The goals of this project are to create a very high throughput blockchain that "scales with Moore's Law" ie. as CPUs get faster so will the blockchain.  Baseline predictions for throughput with a single node system are well in excess of 500k tps, actually more like 700k.  This is similar to the TPS of a modern commodities exchange like NASDAQ. It is unclear to me how this is affected as more nodes are added to the system and distributed across networks with higher latency, or what the upper bounds are on decentralizing by massively increasing the number of verifiers and validators.  The performance is given by having a single "leader" that uses a VDF - verifiable delay function - that is relatively slow to compute but much faster to verify which can be done in parallel across multiple GPU cores.  The leader interleaves transaction data with the output of the VDF which verifiably orders the transactions.  On top of a pool of verifiers, any one of which can become the leader, there is also a PoS based set of validator nodes which can lose their stake by slashing if they do their job incorrectly by consensus.  The validators provide finality to transactions within a few hundred milliseconds.  

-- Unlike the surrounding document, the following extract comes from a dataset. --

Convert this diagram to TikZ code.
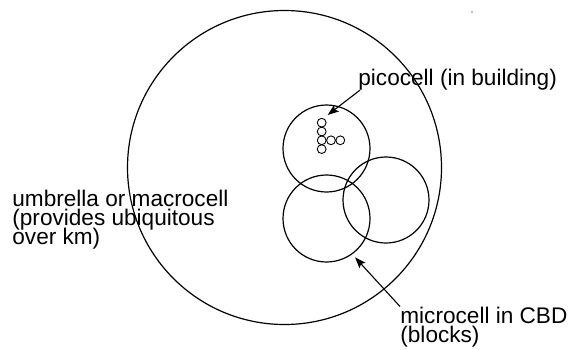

Solana will also provide contracts written using extended Berkeley Packet Filter bytecode which is used the Linux kernel to filter network packets.   eBPF has a JIT and can be targeted by LLVM so theoretically contracts should be writable in any language LLVM supports including Rust.

The team building Solana is headed up by two former engineers from Qualcomm who did hardcore low-level stuff like operating system development and have a very pragmatic approach to building the software which is mostly written in Rust and NVIDIA's parallel processing language CUDA.  They have a lot of code online in Github which you can download and run standalone or join their public Testnet.  They have a dashboard monitoring the performance which you can check out now.

This is definitely a very interesting project to watch and even if it only has niche appeal it may gain support for applications that need very high throughput such as exchanges (commodities and advertising).